Taiwanese translator and professor of English literature (1924–2024)

Chi Pang-yuan (齊邦媛 (Qí Bāngyuàn); 19 February 1924 – 28 March 2024) was a Manchurian-born Taiwanese writer, academic, and Chinese–English translator. She was instrumental in introducing Taiwanese literature to the Western World through translations. She is also known for her autobiography The Great Flowing River (2009).

==Education and career==
Chi's father, Chi Shi-ying, was a politician and intelligence officer affiliated with the Kuomintang's CC Clique, as well as a personal secretary to Chen Li-fu. Chi herself held the CC Clique in high regard, describing it as the liberal faction within the Kuomintang. She cited several examples to support this view, including her father's career, Chen Li-fu's late-life advocacy for depoliticizing textbooks, and Liang Su-yung's defense of Lei Chen.

Chi studied English literature at Wuhan University under the tutelage of Zhu Guangqian and Wu Mi. In 1947, she became a teacher of English at National Taiwan University. In 1956, she went to the United States on the Fulbright Exchange Teachers' Program and in 1967, she went to St. Mary-of-the-Woods College as a Fulbright scholar again. She enrolled at Indiana University Bloomington in 1968, but returned to Taiwan six credits away from completing a Master of Arts degree due to family matters.

In 1969, Chi founded and served as head of the Department of Foreign Languages and Literatures at National Chung Hsing University. In the 70s, while working at the National Institute for Compilation and Translation, she pushed for the de-politicization of the mandatory Chinese textbooks in Taiwan and started translating Taiwanese literature into English. From 1977 to 1988, she was professor of English literature at NTU and was granted emeritus status after retiring. Chi subsequently became editor-in-chief of The Taipei Chinese PEN.

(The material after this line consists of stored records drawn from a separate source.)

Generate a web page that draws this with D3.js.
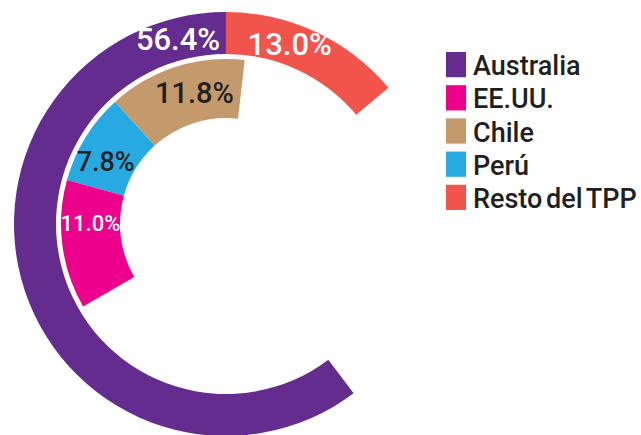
<!DOCTYPE html>
<html><head><meta charset="utf-8">
<script src="https://cdn.jsdelivr.net/npm/d3@7"></script>
<style>html,body{margin:0;padding:0;background:#fff;} svg{display:block;}</style>
</head><body>
<svg id="chart" width="641" height="435"></svg>
<script>
// ---- data ----
const categories = ["Australia", "EE.UU.", "Chile", "Perú", "Resto del TPP"];
const shares = [56.4, 11.0, 11.8, 7.8, 13.0];
const shareLabels = ["56.4%", "11.0%", "11.8%", "7.8%", "13.0%"];
const outerRing = ["Resto del TPP", "Australia"];
const innerRing = ["Chile", "Perú", "EE.UU."];

// ---- styles / layout ----
const colors = {"Australia":"#652c8f","EE.UU.":"#ec008c","Chile":"#c49a6c","Perú":"#27aae1","Resto del TPP":"#f0544a"};
const labelColors = {"Australia":"#fff","EE.UU.":"#fff","Chile":"#231f20","Perú":"#231f20","Resto del TPP":"#fff"};
const labelSize = {"Australia":31,"EE.UU.":22,"Chile":29,"Perú":27,"Resto del TPP":31};
const labelT = {"Australia":0.067,"EE.UU.":0.33,"Chile":0.41,"Perú":0.63,"Resto del TPP":0.61};
const cx = 226, cy = 224;
const deg = d => d * Math.PI / 180;
const rings = [
  {names: outerRing, r0: 170, r1: 212, range: [deg(50), deg(-217)]},
  {names: innerRing, r0: 106, r1: 165, range: [deg(6.5), deg(-120)]}
];
const font = "Roboto, 'Liberation Sans', Arial, sans-serif";

const svg = d3.select("#chart");
const g = svg.append("g").attr("transform", `translate(${cx},${cy})`);
const valueOf = name => shares[categories.indexOf(name)];

rings.forEach(ring => {
  const total = d3.sum(ring.names, valueOf);
  const scale = d3.scaleLinear().domain([0, total]).range(ring.range);
  const arc = d3.arc().innerRadius(ring.r0).outerRadius(ring.r1);
  let cum = 0;
  const segs = ring.names.map(n => {
    const v = valueOf(n);
    const s = {name: n, startAngle: scale(cum), endAngle: scale(cum + v)};
    cum += v;
    return s;
  });
  g.selectAll(null).data(segs).enter().append("path")
    .attr("d", arc)
    .attr("fill", d => colors[d.name]);
  const rm = (ring.r0 + ring.r1) / 2;
  const ang = d => d.startAngle + labelT[d.name] * (d.endAngle - d.startAngle);
  g.selectAll(null).data(segs).enter().append("text")
    .attr("x", d => rm * Math.sin(ang(d)))
    .attr("y", d => -rm * Math.cos(ang(d)))
    .attr("dy", "0.36em")
    .attr("text-anchor", "middle")
    .attr("font-family", font)
    .attr("font-weight", 500)
    .attr("font-size", d => labelSize[d.name])
    .attr("fill", d => labelColors[d.name])
    .text(d => shareLabels[categories.indexOf(d.name)]);
});

// ---- legend ----
const legendY = d3.scaleBand().domain(categories).range([52, 210]).paddingInner(0.24);
const leg = svg.append("g");
leg.selectAll("rect").data(categories).enter().append("rect")
  .attr("x", 446).attr("y", d => legendY(d))
  .attr("width", 20).attr("height", legendY.bandwidth())
  .attr("fill", d => colors[d]);
leg.selectAll("text").data(categories).enter().append("text")
  .attr("x", 473).attr("y", d => legendY(d) + legendY.bandwidth() - 2)
  .attr("font-family", font).attr("font-weight", 500).attr("font-size", 27)
  .attr("word-spacing", -3)
  .attr("fill", "#231f20")
  .text(d => d);
</script>
</body></html>
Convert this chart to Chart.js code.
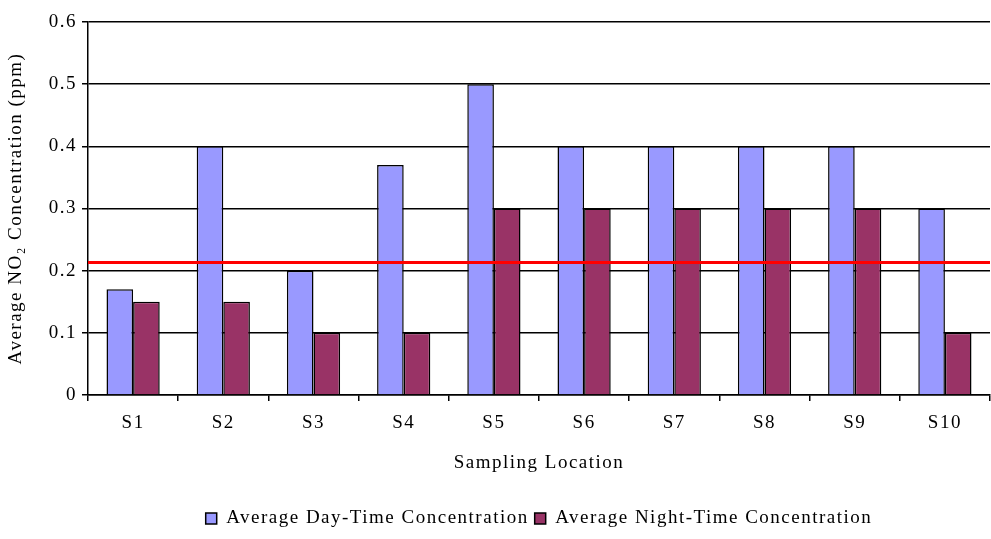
<!DOCTYPE html>
<html>
<head>
<meta charset="utf-8">
<script src="https://cdn.jsdelivr.net/npm/chart.js@4/dist/chart.umd.min.js"></script>
<style>
  html, body { margin: 0; padding: 0; background: #fff; }
  #wrap { width: 991px; height: 539px; position: relative; }
</style>
</head>
<body>
<div id="wrap"><canvas id="chart" width="991" height="539"></canvas></div>
<script>
// sampling sites and measured averages (ppm)
const locations = ["S1", "S2", "S3", "S4", "S5", "S6", "S7", "S8", "S9", "S10"];
const dayTime = [0.17, 0.4, 0.2, 0.37, 0.5, 0.4, 0.4, 0.4, 0.4, 0.3];
const nightTime = [0.15, 0.15, 0.1, 0.1, 0.3, 0.3, 0.3, 0.3, 0.3, 0.1];
const yTicks = [0, 0.1, 0.2, 0.3, 0.4, 0.5, 0.6];
const standardLimit = 0.213;

const FONT = "'Liberation Serif', 'Times New Roman', serif";
const FONT_SIZE = 19;
const SPACING = "1.5px";

// the original uses loosely tracked serif text
const tracking = {
  id: "tracking",
  beforeLayout(chart) { chart.ctx.letterSpacing = SPACING; },
  beforeDraw(chart) { chart.ctx.letterSpacing = SPACING; },
};

// red horizontal limit line across the whole plot area
const limitLine = {
  id: "limitLine",
  afterDatasetsDraw(chart) {
    const { ctx, chartArea, scales } = chart;
    const y = scales.y.getPixelForValue(standardLimit);
    ctx.save();
    ctx.strokeStyle = "#ff0000";
    ctx.lineWidth = 3;
    ctx.beginPath();
    ctx.moveTo(chartArea.left, y);
    ctx.lineTo(chartArea.right, y);
    ctx.stroke();
    ctx.restore();
  },
};

new Chart(document.getElementById("chart"), {
  type: "bar",
  data: {
    labels: locations,
    datasets: [
      {
        label: "Average Day-Time Concentration",
        data: dayTime,
        backgroundColor: "#9999ff",
        borderColor: "#000000",
        borderWidth: 1.5,
        barPercentage: 1.0,
        categoryPercentage: 0.59,
      },
      {
        label: "Average Night-Time Concentration",
        data: nightTime,
        backgroundColor: "#993366",
        borderColor: "#000000",
        borderWidth: 1.5,
        barPercentage: 1.0,
        categoryPercentage: 0.59,
      },
    ],
  },
  options: {
    responsive: false,
    animation: false,
    layout: { padding: { top: 22, right: 1, left: 0, bottom: 1 } },
    scales: {
      x: {
        offset: true,
        afterFit: (axis) => { axis.height = 108; },
        grid: {
          offset: true,
          drawOnChartArea: false,
          drawTicks: true,
          tickLength: 6,
          color: "#000",
          lineWidth: 1.5,
        },
        border: { color: "#000", width: 1.5 },
        ticks: {
          color: "#000",
          font: { family: FONT, size: FONT_SIZE },
          padding: 11,
        },
        title: {
          display: true,
          text: "Sampling Location",
          color: "#000",
          font: { family: FONT, size: FONT_SIZE },
          padding: { top: 0, bottom: 29 },
        },
      },
      y: {
        min: 0,
        max: 0.6,
        afterFit: (axis) => { axis.width = 88; },
        afterBuildTicks: (axis) => {
          axis.ticks = yTicks.map((v) => ({ value: v }));
        },
        grid: {
          color: "#000",
          lineWidth: 1.5,
          drawTicks: true,
          tickLength: 6,
        },
        border: { color: "#000", width: 1.5 },
        ticks: {
          color: "#000",
          font: { family: FONT, size: FONT_SIZE },
          padding: 5,
          callback: (v) => String(v),
        },
        title: {
          display: true,
          text: "Average NO\u2082 Concentration (ppm)",
          color: "#000",
          font: { family: FONT, size: FONT_SIZE },
          padding: { top: 5, bottom: 0 },
        },
      },
    },
    plugins: {
      legend: {
        position: "bottom",
        fullSize: false,
        labels: {
          color: "#000",
          font: { family: FONT, size: FONT_SIZE },
          boxWidth: 11,
          boxHeight: 11,
          padding: 6,
        },
      },
      tooltip: { enabled: false },
    },
  },
  plugins: [tracking, limitLine],
});
</script>
</body>
</html>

Chi's autobiography, The Great Flowing River, is a bestseller in the Sinophone world.' It has been translated into English, German, and Japanese.

President Chen Shui-bian awarded Chi the Order of Propitious Clouds in 2004. In 2015, Chen's successor Ma Ying-jeou awarded Chi the Order of Brilliant Star.

Chi turned 100 in early 2024 and died on 28 March of the same year.